Written task: Render the following material again verbatim, leaving nothing out.

** START OF Given data **

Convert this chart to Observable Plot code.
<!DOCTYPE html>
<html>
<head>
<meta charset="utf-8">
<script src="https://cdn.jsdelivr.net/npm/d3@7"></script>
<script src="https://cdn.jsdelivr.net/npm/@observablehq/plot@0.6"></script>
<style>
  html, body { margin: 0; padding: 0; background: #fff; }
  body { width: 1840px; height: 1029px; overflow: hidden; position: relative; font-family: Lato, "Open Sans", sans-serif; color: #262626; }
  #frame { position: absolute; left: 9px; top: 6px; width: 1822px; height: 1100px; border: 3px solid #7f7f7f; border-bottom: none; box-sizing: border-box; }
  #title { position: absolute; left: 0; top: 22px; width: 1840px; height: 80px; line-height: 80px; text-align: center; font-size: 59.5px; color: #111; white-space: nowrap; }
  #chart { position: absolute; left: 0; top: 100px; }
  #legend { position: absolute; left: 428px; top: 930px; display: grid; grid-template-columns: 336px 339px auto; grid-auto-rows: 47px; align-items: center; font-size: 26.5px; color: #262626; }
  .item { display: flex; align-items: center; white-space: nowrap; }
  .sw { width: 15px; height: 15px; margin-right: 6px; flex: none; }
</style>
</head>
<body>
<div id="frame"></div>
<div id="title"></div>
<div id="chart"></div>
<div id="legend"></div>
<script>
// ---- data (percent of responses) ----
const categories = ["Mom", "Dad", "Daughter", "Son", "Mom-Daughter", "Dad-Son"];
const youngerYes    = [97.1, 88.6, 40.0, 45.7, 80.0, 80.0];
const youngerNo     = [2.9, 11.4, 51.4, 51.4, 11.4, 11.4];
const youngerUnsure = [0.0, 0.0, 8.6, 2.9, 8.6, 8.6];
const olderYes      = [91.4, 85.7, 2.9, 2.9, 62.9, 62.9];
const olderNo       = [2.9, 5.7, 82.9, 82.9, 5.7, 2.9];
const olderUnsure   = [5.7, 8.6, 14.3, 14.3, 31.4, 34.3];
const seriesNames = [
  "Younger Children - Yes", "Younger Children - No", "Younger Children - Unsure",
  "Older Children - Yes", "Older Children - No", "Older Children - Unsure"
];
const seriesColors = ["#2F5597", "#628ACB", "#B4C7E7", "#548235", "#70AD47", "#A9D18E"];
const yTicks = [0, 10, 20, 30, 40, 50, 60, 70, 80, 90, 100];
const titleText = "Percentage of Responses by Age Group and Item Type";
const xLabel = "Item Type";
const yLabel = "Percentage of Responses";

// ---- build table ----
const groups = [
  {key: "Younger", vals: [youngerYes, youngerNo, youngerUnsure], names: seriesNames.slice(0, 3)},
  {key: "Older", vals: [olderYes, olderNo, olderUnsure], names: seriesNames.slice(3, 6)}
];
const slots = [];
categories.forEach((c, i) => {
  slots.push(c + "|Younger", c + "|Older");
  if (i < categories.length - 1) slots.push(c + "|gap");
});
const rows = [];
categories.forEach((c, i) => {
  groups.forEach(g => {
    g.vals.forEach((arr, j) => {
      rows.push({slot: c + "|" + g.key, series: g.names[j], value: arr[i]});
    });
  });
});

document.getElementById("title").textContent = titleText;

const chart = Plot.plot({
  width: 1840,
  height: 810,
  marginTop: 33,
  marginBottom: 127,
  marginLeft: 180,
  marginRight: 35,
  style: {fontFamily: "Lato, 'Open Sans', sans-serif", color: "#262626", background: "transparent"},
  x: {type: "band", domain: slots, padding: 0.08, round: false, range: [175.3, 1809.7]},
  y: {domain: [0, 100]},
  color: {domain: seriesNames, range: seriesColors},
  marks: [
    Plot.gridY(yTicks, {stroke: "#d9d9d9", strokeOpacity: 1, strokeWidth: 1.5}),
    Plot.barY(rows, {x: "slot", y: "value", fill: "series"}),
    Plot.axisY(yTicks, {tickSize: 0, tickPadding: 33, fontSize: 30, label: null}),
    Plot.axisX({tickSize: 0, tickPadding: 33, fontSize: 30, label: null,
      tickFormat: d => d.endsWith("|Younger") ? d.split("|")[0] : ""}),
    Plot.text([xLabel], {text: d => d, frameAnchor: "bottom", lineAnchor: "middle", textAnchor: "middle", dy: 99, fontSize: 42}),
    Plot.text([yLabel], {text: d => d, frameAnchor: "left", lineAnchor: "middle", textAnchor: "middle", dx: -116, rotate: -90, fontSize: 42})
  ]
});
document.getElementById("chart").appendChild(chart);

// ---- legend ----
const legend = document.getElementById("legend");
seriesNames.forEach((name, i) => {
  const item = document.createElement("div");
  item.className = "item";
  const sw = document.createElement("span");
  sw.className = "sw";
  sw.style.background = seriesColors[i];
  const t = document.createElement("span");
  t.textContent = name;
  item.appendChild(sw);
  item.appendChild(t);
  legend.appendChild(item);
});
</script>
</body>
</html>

** END OF Given data **

Result:
Convert this chart to Observable Plot code.
<!DOCTYPE html>
<html>
<head>
<meta charset="utf-8">
<script src="https://cdn.jsdelivr.net/npm/d3@7"></script>
<script src="https://cdn.jsdelivr.net/npm/@observablehq/plot@0.6"></script>
<style>
  html, body { margin: 0; padding: 0; background: #fff; }
  body { width: 1840px; height: 1029px; overflow: hidden; position: relative; font-family: Lato, "Open Sans", sans-serif; color: #262626; }
  #frame { position: absolute; left: 9px; top: 6px; width: 1822px; height: 1100px; border: 3px solid #7f7f7f; border-bottom: none; box-sizing: border-box; }
  #title { position: absolute; left: 0; top: 22px; width: 1840px; height: 80px; line-height: 80px; text-align: center; font-size: 59.5px; color: #111; white-space: nowrap; }
  #chart { position: absolute; left: 0; top: 100px; }
  #legend { position: absolute; left: 428px; top: 930px; display: grid; grid-template-columns: 336px 339px auto; grid-auto-rows: 47px; align-items: center; font-size: 26.5px; color: #262626; }
  .item { display: flex; align-items: center; white-space: nowrap; }
  .sw { width: 15px; height: 15px; margin-right: 6px; flex: none; }
</style>
</head>
<body>
<div id="frame"></div>
<div id="title"></div>
<div id="chart"></div>
<div id="legend"></div>
<script>
// ---- data (percent of responses) ----
const categories = ["Mom", "Dad", "Daughter", "Son", "Mom-Daughter", "Dad-Son"];
const youngerYes    = [97.1, 88.6, 40.0, 45.7, 80.0, 80.0];
const youngerNo     = [2.9, 11.4, 51.4, 51.4, 11.4, 11.4];
const youngerUnsure = [0.0, 0.0, 8.6, 2.9, 8.6, 8.6];
const olderYes      = [91.4, 85.7, 2.9, 2.9, 62.9, 62.9];
const olderNo       = [2.9, 5.7, 82.9, 82.9, 5.7, 2.9];
const olderUnsure   = [5.7, 8.6, 14.3, 14.3, 31.4, 34.3];
const seriesNames = [
  "Younger Children - Yes", "Younger Children - No", "Younger Children - Unsure",
  "Older Children - Yes", "Older Children - No", "Older Children - Unsure"
];
const seriesColors = ["#2F5597", "#628ACB", "#B4C7E7", "#548235", "#70AD47", "#A9D18E"];
const yTicks = [0, 10, 20, 30, 40, 50, 60, 70, 80, 90, 100];
const titleText = "Percentage of Responses by Age Group and Item Type";
const xLabel = "Item Type";
const yLabel = "Percentage of Responses";

// ---- build table ----
const groups = [
  {key: "Younger", vals: [youngerYes, youngerNo, youngerUnsure], names: seriesNames.slice(0, 3)},
  {key: "Older", vals: [olderYes, olderNo, olderUnsure], names: seriesNames.slice(3, 6)}
];
const slots = [];
categories.forEach((c, i) => {
  slots.push(c + "|Younger", c + "|Older");
  if (i < categories.length - 1) slots.push(c + "|gap");
});
const rows = [];
categories.forEach((c, i) => {
  groups.forEach(g => {
    g.vals.forEach((arr, j) => {
      rows.push({slot: c + "|" + g.key, series: g.names[j], value: arr[i]});
    });
  });
});

document.getElementById("title").textContent = titleText;

const chart = Plot.plot({
  width: 1840,
  height: 810,
  marginTop: 33,
  marginBottom: 127,
  marginLeft: 180,
  marginRight: 35,
  style: {fontFamily: "Lato, 'Open Sans', sans-serif", color: "#262626", background: "transparent"},
  x: {type: "band", domain: slots, padding: 0.08, round: false, range: [175.3, 1809.7]},
  y: {domain: [0, 100]},
  color: {domain: seriesNames, range: seriesColors},
  marks: [
    Plot.gridY(yTicks, {stroke: "#d9d9d9", strokeOpacity: 1, strokeWidth: 1.5}),
    Plot.barY(rows, {x: "slot", y: "value", fill: "series"}),
    Plot.axisY(yTicks, {tickSize: 0, tickPadding: 33, fontSize: 30, label: null}),
    Plot.axisX({tickSize: 0, tickPadding: 33, fontSize: 30, label: null,
      tickFormat: d => d.endsWith("|Younger") ? d.split("|")[0] : ""}),
    Plot.text([xLabel], {text: d => d, frameAnchor: "bottom", lineAnchor: "middle", textAnchor: "middle", dy: 99, fontSize: 42}),
    Plot.text([yLabel], {text: d => d, frameAnchor: "left", lineAnchor: "middle", textAnchor: "middle", dx: -116, rotate: -90, fontSize: 42})
  ]
});
document.getElementById("chart").appendChild(chart);

// ---- legend ----
const legend = document.getElementById("legend");
seriesNames.forEach((name, i) => {
  const item = document.createElement("div");
  item.className = "item";
  const sw = document.createElement("span");
  sw.className = "sw";
  sw.style.background = seriesColors[i];
  const t = document.createElement("span");
  t.textContent = name;
  item.appendChild(sw);
  item.appendChild(t);
  legend.appendChild(item);
});
</script>
</body>
</html>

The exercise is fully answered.